De rechtbank zal gezien het voorgaande de rechtsgevolgen van het vernietigde besluit ingevolge artikel 8:72, derde lid, Awb in stand laten.
De rechtbank acht termen aanwezig om op grond van artikel 8:75 Awb verweerder te veroordelen in de proceskosten die eiseres in verband met de behandeling van het bezwaar en het beroep redelijkerwijs heeft moeten maken. Deze kosten zijn met toepassing van het Besluit proceskosten bestuursrecht begroot op € 644,-- (1 punt voor het indienen van het bezwaar gelet op de regeling betreffende samenhangende zaken en 1 punt voor het indienen van het beroepschrift, waarde per punt € 322,--) als kosten voor beroepsmatig verleende rechtsbijstand.
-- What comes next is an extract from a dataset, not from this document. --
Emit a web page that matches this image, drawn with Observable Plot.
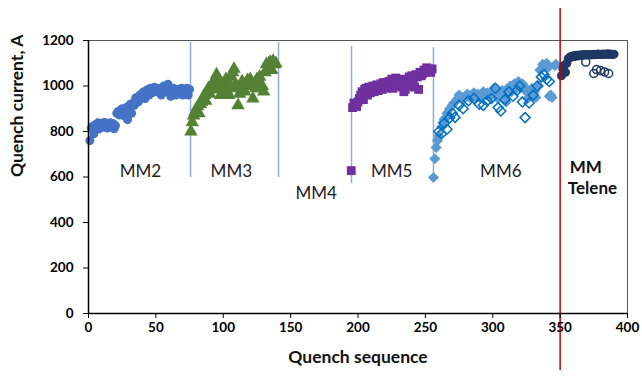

Beslist wordt derhalve als volgt.
4. Beslissing
De Rechtbank Almelo,
Recht doende:
- verklaart het beroep gegrond;
- vernietigt het bestreden besluit van 1 maart 2006;
- laat de rechtsgevolgen van het vernietigde besluit van 1 maart 2006 in stand;
- veroordeelt verweerder in de door eiseres gemaakte proceskosten, welke kosten worden bepaald op € 644,--, door het Uitvoeringsinstituut werknemersverzekeringen te betalen aan eiseres;
- bepaalt dat het Uitvoeringsinstituut werknemersverzekeringen aan eiseres het griffierecht ad € 281,-- vergoedt.
Tegen deze uitspraak staat binnen zes weken na verzending hoger beroep open bij de Centrale Raad van Beroep te Utrecht.
Aldus gegeven door mr. M.E. van Wees, in tegenwoordigheid van mr. M.A.H. Heijink als griffier en in het openbaar uitgesproken op 31 oktober 2006.